Back in Cuba ... the grass was greener.
Back in Cuba ... the flowers were prettier.
My siblings and I grew up hearing that phrase constantly. There was one and only one thing that wasn't great back in Cuba: Fidel Castro.
I have never met the man, but he has been a never-ending presence in my life. My parents, grandparents and other adults in my family despise him. They had to adapt to a new country while mourning the loss of their homeland to a revolution they vehemently opposed. And they blame Fidel for everything.
When I was a child he was the bogeyman.
When I was a teenager he was the reason I didn't know my uncles, aunts, cousins in Cuba.
When I was a college student, he became the center of political discussions with my father.
And when I became a journalist, he was the focus of bad newspaper stories, written by people who didn't understand Fidel and what he had done. At least that's what my father said.
I'd explain that the stories were striving to present the facts and allow people to judge for themselves. Papi was never swayed. He had one response: He's Fidel.
Hanging over our lives was the idea that Fidel would one day die, and Cuba would be free. But he is the longest serving leader in the world and even as there is speculation that he will not stand for president later this month, Cuban officials have made clear that the country will remain Communist. Fidel may go, but the country of my parents will not have returned. So we cope.

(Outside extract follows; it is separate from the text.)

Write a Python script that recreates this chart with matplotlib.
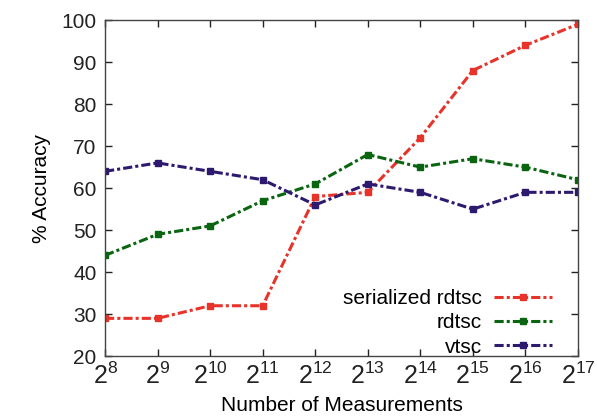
import matplotlib
matplotlib.use('Agg')
import matplotlib.pyplot as plt

# Data
exponents = [8, 9, 10, 11, 12, 13, 14, 15, 16, 17]
serialized_rdtsc = [29, 29, 32, 32, 58, 59, 72, 88, 94, 99]
rdtsc = [44, 49, 51, 57, 61, 68, 65, 67, 65, 62]
vtsc = [64, 66, 64, 62, 56, 61, 59, 55, 59, 59]

plt.rcParams['font.family'] = ['Liberation Sans', 'DejaVu Sans']
plt.rcParams['mathtext.fontset'] = 'custom'
plt.rcParams['mathtext.rm'] = 'Liberation Sans'
plt.rcParams['mathtext.it'] = 'Liberation Sans'

fig = plt.figure(figsize=(5.97, 4.19), dpi=100)
ax = fig.add_axes([0.176, 0.150, 0.792, 0.802])

dash = (0, (3, 1, 1, 1))
series = [
    ('serialized rdtsc', serialized_rdtsc, '#e8332b'),
    ('rdtsc', rdtsc, '#0a6410'),
    ('vtsc', vtsc, '#2d1a6e'),
]
for label, vals, color in series:
    ax.plot(exponents, vals, linestyle=dash, color=color, linewidth=2.2,
            marker='s', markersize=5, label=label)

ax.set_xlim(8, 17)
ax.set_ylim(20, 100)
ax.set_xticks(exponents)
ax.set_xticklabels([f'$\\mathregular{{2^{{{e}}}}}$' for e in exponents])
ax.set_yticks(range(20, 101, 10))

ax.tick_params(direction='in', top=True, right=True, length=5, width=1,
               labelsize=15, colors='#222222', pad=6)
ax.tick_params(axis='x', labelsize=18, pad=5)
for s in ax.spines.values():
    s.set_color('#444444')
    s.set_linewidth(1)

ax.set_xlabel('Number of Measurements', fontsize=15, labelpad=5)
ax.set_ylabel('% Accuracy', fontsize=15, labelpad=8)

ax.legend(loc='lower right', frameon=False, markerfirst=False, fontsize=15,
          handlelength=2.8, handletextpad=0.6, labelspacing=0.25,
          borderaxespad=0.3, bbox_to_anchor=(0.977, -0.045))

fig.savefig('out.png', dpi=100)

My parents were among the first in their large extended families to arrive in Miami. When we were young, our elders focused on the positives of being Cuban: the good food flan; the wonderful music (salsa); our many relatives and friends (everybody was a cousin); the strong education we were getting in Catholic school with other similar students (our kindergarten teacher was a family member); our colorful language (Spanish); and a strong work ethic (we all worked summers in my dad's clothing factory).
They hoped my generation would continue to treasure our culture as we maneuvered between two worlds, the old one they left behind in Cuba and the new one we were embracing in America. They hoped to give us confidence to succeed in this brave new world - and confirm they were right to flee Cuba. While my parents were proud of being Cuban, they didn't talk about the bad in the past. They would share only bits of their journey to Miami and what they left behind. Papi said some memories were just too painful.

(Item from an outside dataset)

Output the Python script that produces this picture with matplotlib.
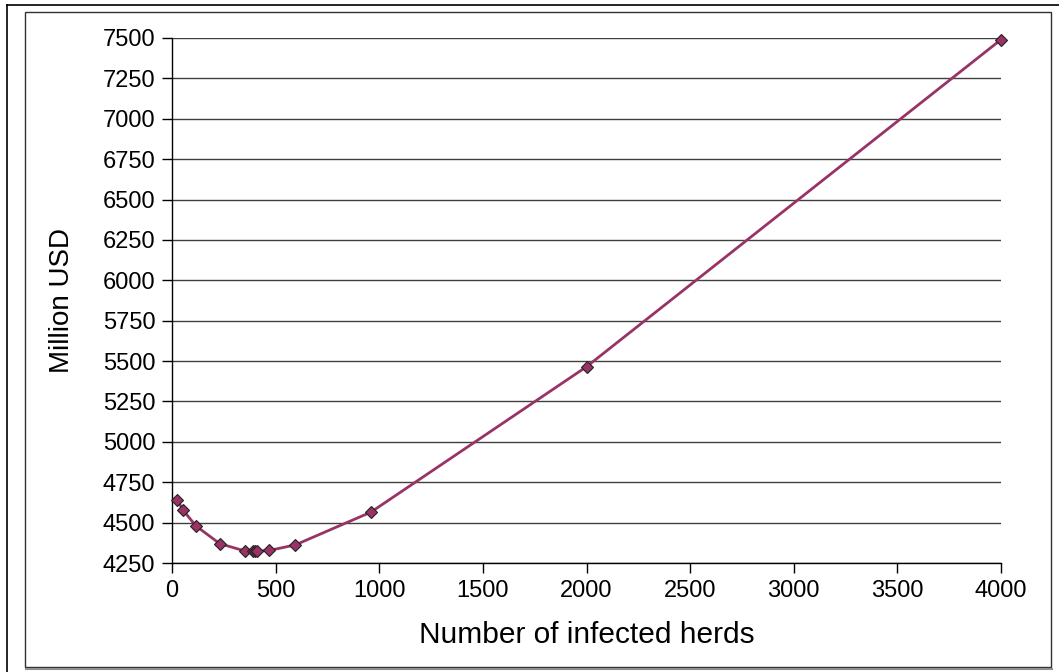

Then, on a 12-hour drive from North Carolina to Tampa after a family trip to visit my uncle, the stories began to spill out. My father recalled growing up in Cuba, the scrapes he and his numerous brothers got into, how all the boys' names began with the letter E and the girls' with N, the teen dance parties, his journey from the countryside to Havana to join an uncle in the army, how he met and courted my mother - under my grandfather's watchful eye and chaperoned by my grandmother, how he asked for my mom's hand in marriage. And how devastated he was when he realized he would have to leave Cuba and his family behind.
Fidel's 1959 revolution divided my father and his 11 siblings, pitting brother against brother. My father acknowledges the army wasn't perfect, but to him, Fidel's politics were far worse. His father, a country judge, died in jail. My father has hinted at being jailed himself but won't say more than that.
He eventually escaped and was the first to arrive in Miami in April 1960. My mom, who worked for an American cargo company, smuggled him aboard a departing ship to Key West. She followed a few months later, arriving on the American company's last ship out of Cuba. U.S.-Cuban relations chilled to a deep-freeze shortly after. My parents were married in November 1960 with only two family friends as witnesses. Many in their families eventually arrived on the "freedom flights" that brought thousands to the United States. My father's older brothers and younger sister, however, remained in Cuba.
It is hard for me to imagine the courage it took to leave home for a strange land. As a journalist I was on a Coast Guard cutter reporting on the 1994 exodus Fidel allowed that had Cubans jumping on rafts. Whether in the end they did it for political reasons or economic reasons, every time a Cuban was pulled from the sea I thanked my parents.
Moments like that - and my father's stories - helped me understand that their obsession with Fidel stems from an emotional and personal place. My parents would like us to despise Fidel with the same passion. Perhaps some in my generation do. But my brother, sister and I will never experience what our parents did. We can only respect it, try to put ourselves in their shoes, and support it in our own way. Everything is Fidel's fault.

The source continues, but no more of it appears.